I stopped for a break at the base area and consulted the map when a resort employee dropped by with a tray of cookies and suggested "following the sun" to sunny slopes where the snow was already melting in the morning sun. The next lift operator volunteered the suggestion that Sunset was the place to be, so I followed a series of lifts and found myself in the Sunset back bowl. The conditions here were better -- the snow was in full sun and was somewhat softer than the front side. I spent most of the day skiing in the Sunset bowl, mostly the trails "Hully Gully" and "Cold Shoulder", two ungroomed cruiser runs to the right of the lift. They weren't quite the bumps I was hoping for, but anytime I saw anything resembling a bump it was too icy to ski.

I ate lunch at the resort's small outdoor grill at the bottom of Sunset (where my veggie burger took an inexplicably long time to be prepared), then headed up for a couple more runs before getting bored with the bowl. The lift line remained generally short, but I'd spend more time riding the slow-speed quad lift than I would spend skiing back down. I headed back to the front side for one more run on Cornice Express, only to find that the top was even icier than it had been in the morning, so I called it a day at 14:30 and hung out at the base until the lifts closed at 16:00 and the ski bus opened.

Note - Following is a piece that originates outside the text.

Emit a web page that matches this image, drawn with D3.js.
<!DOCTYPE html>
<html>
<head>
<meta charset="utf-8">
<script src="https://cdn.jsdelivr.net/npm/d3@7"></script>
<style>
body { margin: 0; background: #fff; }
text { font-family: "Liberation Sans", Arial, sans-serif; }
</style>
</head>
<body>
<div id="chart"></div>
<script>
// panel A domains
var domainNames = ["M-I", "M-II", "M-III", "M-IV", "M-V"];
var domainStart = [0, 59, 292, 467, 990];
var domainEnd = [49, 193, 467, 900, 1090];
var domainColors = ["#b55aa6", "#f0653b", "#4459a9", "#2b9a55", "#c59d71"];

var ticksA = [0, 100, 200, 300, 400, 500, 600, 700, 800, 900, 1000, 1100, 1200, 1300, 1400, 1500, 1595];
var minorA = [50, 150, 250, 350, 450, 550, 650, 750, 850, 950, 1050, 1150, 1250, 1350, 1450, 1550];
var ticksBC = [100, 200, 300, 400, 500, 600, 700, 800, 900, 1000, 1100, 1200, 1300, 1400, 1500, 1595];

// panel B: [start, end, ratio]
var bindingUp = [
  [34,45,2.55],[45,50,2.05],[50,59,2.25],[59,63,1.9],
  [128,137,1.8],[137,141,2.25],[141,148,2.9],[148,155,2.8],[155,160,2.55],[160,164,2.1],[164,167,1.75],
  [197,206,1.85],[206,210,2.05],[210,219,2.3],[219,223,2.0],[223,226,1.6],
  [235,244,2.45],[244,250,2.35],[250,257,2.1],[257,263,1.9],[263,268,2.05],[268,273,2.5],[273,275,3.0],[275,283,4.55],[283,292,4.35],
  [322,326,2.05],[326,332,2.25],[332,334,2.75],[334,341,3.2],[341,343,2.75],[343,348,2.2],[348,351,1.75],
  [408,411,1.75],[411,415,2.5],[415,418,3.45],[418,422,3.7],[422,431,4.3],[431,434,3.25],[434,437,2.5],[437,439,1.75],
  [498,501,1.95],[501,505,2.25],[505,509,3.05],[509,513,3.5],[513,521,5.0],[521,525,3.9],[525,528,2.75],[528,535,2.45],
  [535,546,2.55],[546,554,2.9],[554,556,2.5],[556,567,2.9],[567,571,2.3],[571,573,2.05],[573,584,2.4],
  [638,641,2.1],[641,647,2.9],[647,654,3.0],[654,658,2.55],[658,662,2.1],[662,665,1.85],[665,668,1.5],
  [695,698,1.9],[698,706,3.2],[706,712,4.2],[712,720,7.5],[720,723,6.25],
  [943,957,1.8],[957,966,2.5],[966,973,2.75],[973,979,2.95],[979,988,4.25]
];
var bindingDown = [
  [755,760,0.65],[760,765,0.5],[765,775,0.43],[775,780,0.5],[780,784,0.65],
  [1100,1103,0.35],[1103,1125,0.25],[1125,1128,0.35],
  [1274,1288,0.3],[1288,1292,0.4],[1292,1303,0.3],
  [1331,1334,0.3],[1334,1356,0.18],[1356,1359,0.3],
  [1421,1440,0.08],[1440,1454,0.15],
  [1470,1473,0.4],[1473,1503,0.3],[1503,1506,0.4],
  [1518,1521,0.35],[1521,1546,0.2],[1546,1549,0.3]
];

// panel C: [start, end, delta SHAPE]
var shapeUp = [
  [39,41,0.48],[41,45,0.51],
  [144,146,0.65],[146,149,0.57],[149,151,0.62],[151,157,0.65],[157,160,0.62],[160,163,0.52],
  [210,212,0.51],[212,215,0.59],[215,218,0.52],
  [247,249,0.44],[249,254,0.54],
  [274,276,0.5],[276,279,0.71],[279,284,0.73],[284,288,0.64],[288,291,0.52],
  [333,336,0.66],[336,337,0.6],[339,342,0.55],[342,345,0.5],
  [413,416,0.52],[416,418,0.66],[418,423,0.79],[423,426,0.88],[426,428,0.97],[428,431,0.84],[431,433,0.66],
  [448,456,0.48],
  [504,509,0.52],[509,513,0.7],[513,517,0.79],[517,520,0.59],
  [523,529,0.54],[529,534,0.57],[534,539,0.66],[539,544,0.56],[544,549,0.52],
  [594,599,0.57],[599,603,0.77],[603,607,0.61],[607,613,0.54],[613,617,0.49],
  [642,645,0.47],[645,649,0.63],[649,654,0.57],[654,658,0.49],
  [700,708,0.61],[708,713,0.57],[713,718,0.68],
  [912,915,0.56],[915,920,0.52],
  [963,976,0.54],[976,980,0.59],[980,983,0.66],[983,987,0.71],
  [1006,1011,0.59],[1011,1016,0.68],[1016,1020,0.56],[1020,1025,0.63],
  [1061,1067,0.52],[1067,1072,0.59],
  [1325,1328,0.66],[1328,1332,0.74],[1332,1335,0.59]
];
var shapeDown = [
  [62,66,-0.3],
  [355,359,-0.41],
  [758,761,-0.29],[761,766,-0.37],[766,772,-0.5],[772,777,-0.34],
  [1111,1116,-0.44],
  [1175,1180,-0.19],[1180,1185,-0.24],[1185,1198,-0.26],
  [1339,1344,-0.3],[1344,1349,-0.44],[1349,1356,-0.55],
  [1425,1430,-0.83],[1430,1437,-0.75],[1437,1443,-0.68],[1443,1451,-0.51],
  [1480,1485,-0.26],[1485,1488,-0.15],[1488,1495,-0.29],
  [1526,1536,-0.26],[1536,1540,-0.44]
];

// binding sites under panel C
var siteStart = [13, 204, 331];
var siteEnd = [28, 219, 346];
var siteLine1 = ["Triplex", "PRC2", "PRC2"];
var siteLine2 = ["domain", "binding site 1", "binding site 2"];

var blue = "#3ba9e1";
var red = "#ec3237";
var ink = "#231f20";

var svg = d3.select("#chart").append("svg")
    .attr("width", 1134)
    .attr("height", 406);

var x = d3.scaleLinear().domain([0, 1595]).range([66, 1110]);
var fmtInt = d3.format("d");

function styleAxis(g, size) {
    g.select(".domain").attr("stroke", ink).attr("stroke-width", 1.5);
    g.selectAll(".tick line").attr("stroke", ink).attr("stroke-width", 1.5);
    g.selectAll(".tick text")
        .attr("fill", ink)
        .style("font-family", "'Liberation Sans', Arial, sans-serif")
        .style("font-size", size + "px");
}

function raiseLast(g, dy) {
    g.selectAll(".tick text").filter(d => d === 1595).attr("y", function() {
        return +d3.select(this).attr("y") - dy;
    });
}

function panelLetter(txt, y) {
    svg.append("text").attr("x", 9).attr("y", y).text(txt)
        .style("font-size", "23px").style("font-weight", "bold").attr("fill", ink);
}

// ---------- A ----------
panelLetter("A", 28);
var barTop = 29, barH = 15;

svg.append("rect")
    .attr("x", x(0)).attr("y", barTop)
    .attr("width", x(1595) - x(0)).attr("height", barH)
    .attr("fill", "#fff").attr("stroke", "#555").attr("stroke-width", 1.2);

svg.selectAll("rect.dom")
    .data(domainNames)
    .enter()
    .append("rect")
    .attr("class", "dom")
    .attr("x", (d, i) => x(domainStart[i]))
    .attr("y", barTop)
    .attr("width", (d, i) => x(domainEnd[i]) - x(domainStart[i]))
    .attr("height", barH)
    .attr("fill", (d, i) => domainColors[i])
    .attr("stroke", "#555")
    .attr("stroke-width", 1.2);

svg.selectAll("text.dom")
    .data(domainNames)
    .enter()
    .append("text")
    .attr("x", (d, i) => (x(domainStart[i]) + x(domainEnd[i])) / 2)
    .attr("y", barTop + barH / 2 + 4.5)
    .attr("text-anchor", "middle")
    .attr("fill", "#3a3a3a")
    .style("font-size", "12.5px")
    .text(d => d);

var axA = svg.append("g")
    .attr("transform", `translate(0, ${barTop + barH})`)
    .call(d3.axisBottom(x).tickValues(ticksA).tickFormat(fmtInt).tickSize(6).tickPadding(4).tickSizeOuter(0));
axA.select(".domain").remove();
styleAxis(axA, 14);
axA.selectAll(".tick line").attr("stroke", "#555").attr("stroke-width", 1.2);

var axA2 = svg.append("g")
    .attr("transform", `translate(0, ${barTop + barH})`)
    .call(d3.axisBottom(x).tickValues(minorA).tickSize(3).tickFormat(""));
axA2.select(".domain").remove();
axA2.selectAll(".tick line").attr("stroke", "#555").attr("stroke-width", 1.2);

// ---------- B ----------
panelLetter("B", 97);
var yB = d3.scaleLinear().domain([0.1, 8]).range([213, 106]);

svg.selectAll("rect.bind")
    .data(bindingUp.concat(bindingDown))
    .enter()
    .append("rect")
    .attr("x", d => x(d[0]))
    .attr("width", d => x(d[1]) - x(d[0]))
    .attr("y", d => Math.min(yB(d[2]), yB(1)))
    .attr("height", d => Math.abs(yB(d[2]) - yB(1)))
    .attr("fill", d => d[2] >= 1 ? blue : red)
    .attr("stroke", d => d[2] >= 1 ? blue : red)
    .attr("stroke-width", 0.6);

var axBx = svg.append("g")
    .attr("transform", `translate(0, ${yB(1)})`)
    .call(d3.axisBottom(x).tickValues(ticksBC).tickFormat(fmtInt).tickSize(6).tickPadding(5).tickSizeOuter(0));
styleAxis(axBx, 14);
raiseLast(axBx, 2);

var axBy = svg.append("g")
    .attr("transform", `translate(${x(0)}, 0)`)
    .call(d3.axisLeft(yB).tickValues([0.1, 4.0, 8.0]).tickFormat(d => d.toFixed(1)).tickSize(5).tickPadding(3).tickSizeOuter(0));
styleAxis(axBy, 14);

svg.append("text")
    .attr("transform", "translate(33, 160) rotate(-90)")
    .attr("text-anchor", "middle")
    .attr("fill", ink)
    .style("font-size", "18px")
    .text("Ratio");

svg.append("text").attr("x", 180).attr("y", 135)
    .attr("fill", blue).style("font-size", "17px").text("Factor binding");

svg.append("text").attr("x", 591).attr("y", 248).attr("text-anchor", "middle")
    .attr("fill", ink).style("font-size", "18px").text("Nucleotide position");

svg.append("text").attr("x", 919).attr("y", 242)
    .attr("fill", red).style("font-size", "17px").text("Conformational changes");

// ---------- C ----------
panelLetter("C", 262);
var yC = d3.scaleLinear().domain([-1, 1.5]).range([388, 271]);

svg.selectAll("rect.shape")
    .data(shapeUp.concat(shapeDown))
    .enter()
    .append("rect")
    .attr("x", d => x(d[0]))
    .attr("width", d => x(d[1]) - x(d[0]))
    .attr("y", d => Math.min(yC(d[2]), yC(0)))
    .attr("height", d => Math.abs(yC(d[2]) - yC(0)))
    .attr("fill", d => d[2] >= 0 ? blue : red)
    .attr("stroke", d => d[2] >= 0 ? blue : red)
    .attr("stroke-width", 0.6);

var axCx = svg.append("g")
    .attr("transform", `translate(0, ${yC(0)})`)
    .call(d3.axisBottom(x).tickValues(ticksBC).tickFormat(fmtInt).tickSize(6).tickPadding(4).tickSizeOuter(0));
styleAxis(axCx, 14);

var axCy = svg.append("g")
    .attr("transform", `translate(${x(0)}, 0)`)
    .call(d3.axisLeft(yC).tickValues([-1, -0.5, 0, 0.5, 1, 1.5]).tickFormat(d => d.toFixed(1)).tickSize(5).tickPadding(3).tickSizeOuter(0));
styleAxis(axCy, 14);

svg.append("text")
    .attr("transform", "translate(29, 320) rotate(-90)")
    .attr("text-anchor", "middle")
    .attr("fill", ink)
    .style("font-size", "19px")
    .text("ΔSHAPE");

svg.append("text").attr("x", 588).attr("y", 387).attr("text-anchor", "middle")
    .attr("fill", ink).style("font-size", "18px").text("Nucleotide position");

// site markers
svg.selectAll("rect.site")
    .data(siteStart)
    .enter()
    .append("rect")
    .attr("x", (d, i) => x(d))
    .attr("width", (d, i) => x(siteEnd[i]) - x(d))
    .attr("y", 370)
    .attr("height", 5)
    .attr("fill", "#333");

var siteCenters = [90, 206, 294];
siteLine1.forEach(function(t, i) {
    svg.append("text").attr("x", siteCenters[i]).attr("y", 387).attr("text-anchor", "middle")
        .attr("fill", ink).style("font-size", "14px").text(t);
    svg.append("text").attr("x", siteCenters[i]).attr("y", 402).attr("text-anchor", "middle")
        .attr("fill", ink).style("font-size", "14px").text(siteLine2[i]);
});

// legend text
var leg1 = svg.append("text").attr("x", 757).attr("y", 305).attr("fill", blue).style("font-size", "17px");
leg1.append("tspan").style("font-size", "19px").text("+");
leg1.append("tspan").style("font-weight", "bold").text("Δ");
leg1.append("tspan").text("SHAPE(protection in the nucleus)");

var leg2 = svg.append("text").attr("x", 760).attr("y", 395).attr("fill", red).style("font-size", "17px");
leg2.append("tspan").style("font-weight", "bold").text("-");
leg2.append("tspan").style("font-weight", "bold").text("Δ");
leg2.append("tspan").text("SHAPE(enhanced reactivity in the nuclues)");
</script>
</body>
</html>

I headed back to the parking lot, stowed my ski gear under the bus (narrowly avoiding someone else's ski bag that looked exactly like mine except theirs had been decorated with a chain of bright green beads), and snacked at the snack table and talked to the hosts before boarding the bus to return to the Bay Area.

According to DoT rules, the commercial driver operating our bus needed to have an eight-hour rest period between the time we arrived at the resort and the time we left. He clocked out of his electronic log book at 09:08, so we waited until 17:08 to head back down the mountain. Our host put the movie Logan Lucky on the bus' DVD player, which turned out to be an amusing heist movie (with the added bonus that the main characters are a pair of brothers with the family name Logan). When the movie finished, the bus had left the Sierra foothills and was driving westward through the Central Valley, and our host put in Wonder Woman. This was one of the few recent movies I've actually seen, so I was somewhat less interested in seeing it again. The drive through the Central Valley in the dark seemed even longer than my previous trips, during the daylight when I was driving, until we reached the San Joaquin Delta somewhere west of Lodi. I couldn't make out much out the bus windows aside from the occasional bridge or brightly-lit waterfront industrial facility but on the map we were driving through a piece of the delta I've never visited.

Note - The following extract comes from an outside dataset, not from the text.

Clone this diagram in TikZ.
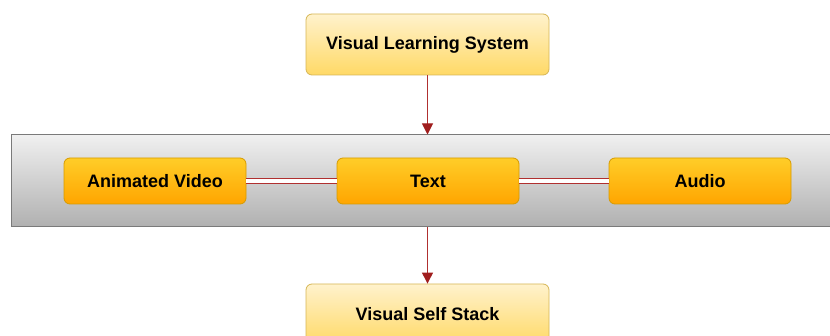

We crossed the San Joaquin River into Bridgehead and Antioch, joined the California Delta Highway, and passed the stable where new diesel railcars in BART colors sat waiting for the start of BART's extension service beyond Pittsburg, then passed several stations in the middle of the highway with the platforms fenced off waiting to be opened, and finally the terminal Pittsburg/Bay Point station, the disembodied destination of some of my BART trains.

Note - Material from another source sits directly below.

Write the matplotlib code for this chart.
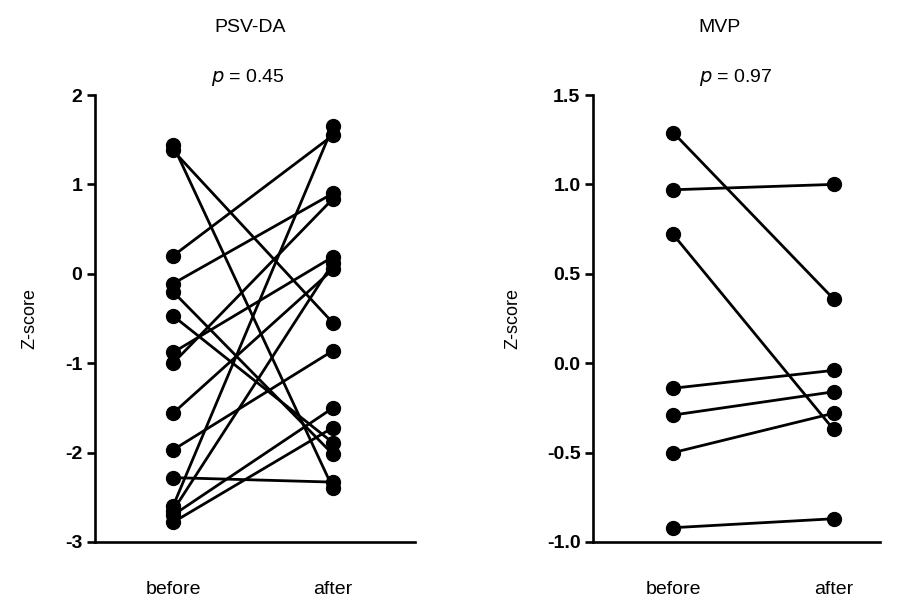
import matplotlib
matplotlib.use("Agg")
import matplotlib.pyplot as plt
import matplotlib.transforms as mtransforms

plt.rcParams['font.family'] = ['Liberation Sans', 'DejaVu Sans']

groups = ["before", "after"]

# PSV-DA paired values
psv_before = [1.44, 1.38, 0.20, -0.11, -0.20, -0.47, -0.88, -1.00, -1.56, -1.97, -2.28, -2.60, -2.65, -2.70, -2.78]
psv_after  = [-2.40, -0.55, 1.55, 0.90, -2.02, -1.89, 0.19, 0.84, 0.05, -0.86, -2.33, 1.65, 0.12, -1.50, -1.72]

# MVP paired values
mvp_before = [1.29, 0.97, 0.72, -0.14, -0.29, -0.50, -0.92]
mvp_after  = [0.36, 1.00, -0.37, -0.04, -0.16, -0.28, -0.87]

psv_ticks = [2, 1, 0, -1, -2, -3]
psv_ticklabels = ["2", "1", "0", "-1", "-2", "-3"]
mvp_ticks = [1.5, 1.0, 0.5, 0.0, -0.5, -1.0]
mvp_ticklabels = ["1.5", "1.0", "0.5", "0.0", "-0.5", "-1.0"]

W, H = 901, 607
fig = plt.figure(figsize=(W / 100, H / 100), dpi=100)

def fx(px):
    return px / W

def fy(py):
    return 1 - py / H

axL = fig.add_axes([fx(95), fy(542), fx(320), fy(95) - fy(542)])
axR = fig.add_axes([fx(593), fy(542), fx(287), fy(95) - fy(542)])

def style(ax, ticks, labels, ylim, xlim):
    ax.set_ylim(*ylim)
    ax.set_xlim(*xlim)
    for s in ["top", "right"]:
        ax.spines[s].set_visible(False)
    for s in ["left", "bottom"]:
        ax.spines[s].set_linewidth(1.9)
    ax.set_yticks(ticks)
    ax.set_yticklabels(labels, fontsize=14, fontweight="bold")
    ax.tick_params(axis="y", direction="out", length=6, width=1.9, pad=3)
    ax.set_xticks([0, 1])
    ax.set_xticklabels(groups, fontsize=14)
    ax.tick_params(axis="x", length=0, pad=28)
    ax.set_ylabel("Z-score", fontsize=13)

def draw(ax, b, a):
    for y0, y1 in zip(b, a):
        ax.plot([0, 1], [y0, y1], color="black", lw=2.0, marker="o",
                markersize=10, solid_capstyle="butt", clip_on=False)

draw(axL, psv_before, psv_after)
draw(axR, mvp_before, mvp_after)

style(axL, psv_ticks, psv_ticklabels, (-3, 2), (-0.4875, 1.5125))
style(axR, mvp_ticks, mvp_ticklabels, (-1.0, 1.5), (-0.5, 1.29))
axL.yaxis.set_label_coords((38 - 95) / 320, 0.5)
axR.yaxis.set_label_coords((521 - 593) / 287, 0.5)

for ax, title, pval, tx, px in [(axL, "PSV-DA", "0.45", 0.48, 0.47),
                               (axR, "MVP", "0.97", 0.29, 0.39)]:
    tr = mtransforms.blended_transform_factory(ax.transData, fig.transFigure)
    ax.text(tx, fy(27), title, transform=tr, ha="center", va="center", fontsize=14)
    ax.text(px, fy(77), r"$\it{p}$ = " + pval, transform=tr, ha="center",
            va="center", fontsize=14)

fig.savefig("out.png", dpi=100)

We stopped at Walnut Creek to drop off some passengers, then continued through the Caldecott Tunnels to stop in Oakland a little before 21:00. I disembarked, grabbed my gear, found my car, and drove across the Bay Bridge to San Francisco, finally returning around 21:15 -- seventeen hours after waking up to go skiing.

So, how did my trip on the ski bus go?

I got to sleep on the bus in the morning, mostly making up for having to get up at an ungodly hour to catch the bus in the first place. Skiing at Tahoe is still a long ways from the Bay Area, but taking the bus meant I at least didn't have to drive myself.

My biggest mistake was not bringing my jacket -- though it turned out to be warm enough that I didn't need it, so that falls in the "were we got lucky" category instead of "what went wrong".

As long as I'm still interested in skiing, and provided that the snow conditions merit an actual trip, I expect I'll take the Bay Area Ski Bus again.